** START OF DATA LINES **
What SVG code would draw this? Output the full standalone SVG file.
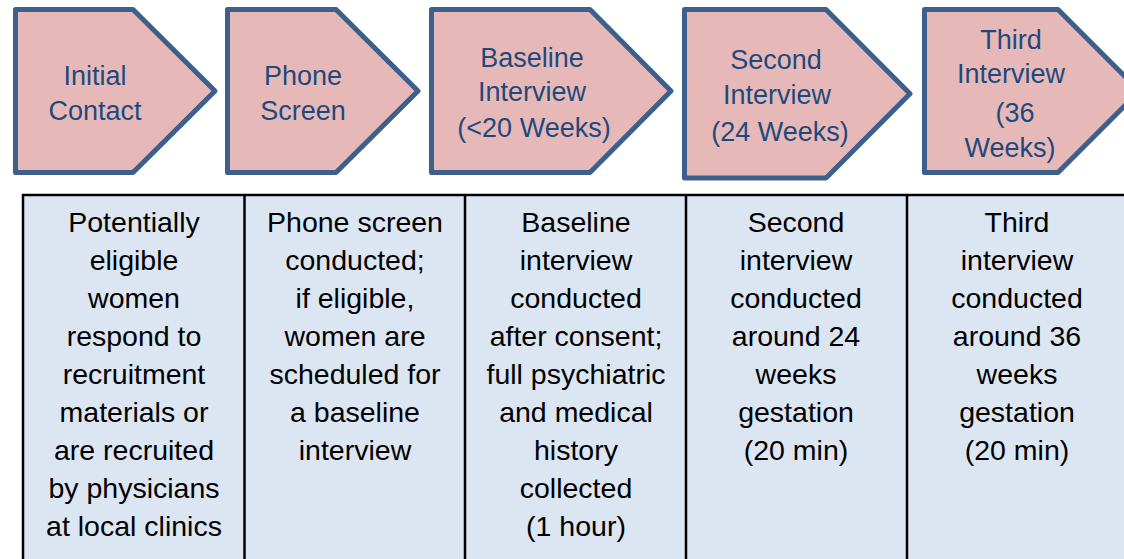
<svg xmlns="http://www.w3.org/2000/svg" width="1124" height="559" viewBox="0 0 1124 559">
  <style>
    .step { fill: #E6B9B8; stroke: #3D5F8C; stroke-width: 5; stroke-linejoin: round; }
    .step-label { font-family: "Liberation Sans", Arial, sans-serif; font-size: 27px; fill: #1F497D; text-anchor: middle; }
    .cell { fill: #DCE6F2; stroke: #000; stroke-width: 2.5; }
    .rule { stroke: #000; stroke-width: 2.5; }
    .cell-text { font-family: "Liberation Sans", Arial, sans-serif; font-size: 28.5px; fill: #000; text-anchor: middle; }
  </style>

  <rect width="1124" height="559" fill="#ffffff"/>

  <!-- timeline chevrons -->
  <g id="step-initial-contact">
    <path class="step" d="M15.5,9.5 H133 L215,91 L133,172.5 H15.5 Z"/>
    <text class="step-label"><tspan x="95" y="85">Initial</tspan><tspan x="95" y="120">Contact</tspan></text>
  </g>
  <g id="step-phone-screen">
    <path class="step" d="M227.5,9.5 H336 L418,91 L336,172.5 H227.5 Z"/>
    <text class="step-label"><tspan x="303" y="85">Phone</tspan><tspan x="303" y="120">Screen</tspan></text>
  </g>
  <g id="step-baseline">
    <path class="step" d="M431.5,9.5 H590 L671,91 L590,172.5 H431.5 Z"/>
    <text class="step-label"><tspan x="532" y="67">Baseline</tspan><tspan x="532" y="101">Interview</tspan><tspan x="534" y="137">(&lt;20 Weeks)</tspan></text>
  </g>
  <g id="step-second">
    <path class="step" d="M684.5,9.5 H826 L910,93.8 L826,178 H684.5 Z"/>
    <text class="step-label"><tspan x="776" y="69">Second</tspan><tspan x="777" y="104">Interview</tspan><tspan x="780" y="141">(24 Weeks)</tspan></text>
  </g>
  <g id="step-third">
    <path class="step" d="M924.5,9.5 H1058 L1139.5,91 L1058,172.5 H924.5 Z"/>
    <text class="step-label"><tspan x="1011" y="49">Third</tspan><tspan x="1011" y="83">Interview</tspan><tspan x="1015" y="122">(36</tspan><tspan x="1010" y="157">Weeks)</tspan></text>
  </g>

  <!-- description table -->
  <g id="table">
    <rect class="cell" x="23" y="195" width="1106" height="380"/>
    <line class="rule" x1="244.5" y1="195" x2="244.5" y2="560"/>
    <line class="rule" x1="465" y1="195" x2="465" y2="560"/>
    <line class="rule" x1="686" y1="195" x2="686" y2="560"/>
    <line class="rule" x1="907" y1="195" x2="907" y2="560"/>
  </g>

  <g id="cell-initial-contact">
    <text class="cell-text"><tspan x="134" y="232">Potentially</tspan><tspan x="134" y="270">eligible</tspan><tspan x="134" y="308">women</tspan><tspan x="134" y="346">respond to</tspan><tspan x="134" y="384">recruitment</tspan><tspan x="134" y="422">materials or</tspan><tspan x="134" y="460">are recruited</tspan><tspan x="134" y="498">by physicians</tspan><tspan x="134" y="536">at local clinics</tspan></text>
  </g>
  <g id="cell-phone-screen">
    <text class="cell-text"><tspan x="355" y="232">Phone screen</tspan><tspan x="355" y="270">conducted;</tspan><tspan x="355" y="308">if eligible,</tspan><tspan x="355" y="346">women are</tspan><tspan x="355" y="384">scheduled for</tspan><tspan x="355" y="422">a baseline</tspan><tspan x="355" y="460">interview</tspan></text>
  </g>
  <g id="cell-baseline">
    <text class="cell-text"><tspan x="576" y="232">Baseline</tspan><tspan x="576" y="270">interview</tspan><tspan x="576" y="308">conducted</tspan><tspan x="576" y="346">after consent;</tspan><tspan x="576" y="384">full psychiatric</tspan><tspan x="576" y="422">and medical</tspan><tspan x="576" y="460">history</tspan><tspan x="576" y="498">collected</tspan><tspan x="576" y="536">(1 hour)</tspan></text>
  </g>
  <g id="cell-second">
    <text class="cell-text"><tspan x="796" y="232">Second</tspan><tspan x="796" y="270">interview</tspan><tspan x="796" y="308">conducted</tspan><tspan x="796" y="346">around 24</tspan><tspan x="796" y="384">weeks</tspan><tspan x="796" y="422">gestation</tspan><tspan x="796" y="460">(20 min)</tspan></text>
  </g>
  <g id="cell-third">
    <text class="cell-text"><tspan x="1017" y="232">Third</tspan><tspan x="1017" y="270">interview</tspan><tspan x="1017" y="308">conducted</tspan><tspan x="1017" y="346">around 36</tspan><tspan x="1017" y="384">weeks</tspan><tspan x="1017" y="422">gestation</tspan><tspan x="1017" y="460">(20 min)</tspan></text>
  </g>

  <!-- no connectors: the chevrons abut in sequence -->
  <g id="connectors"/>
</svg>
** END OF DATA LINES **
> [WORK TO COMPLETE]: Only the number is required: the count of lines containing the word "full".

> [RESULT OF THE EXERCISE]: 2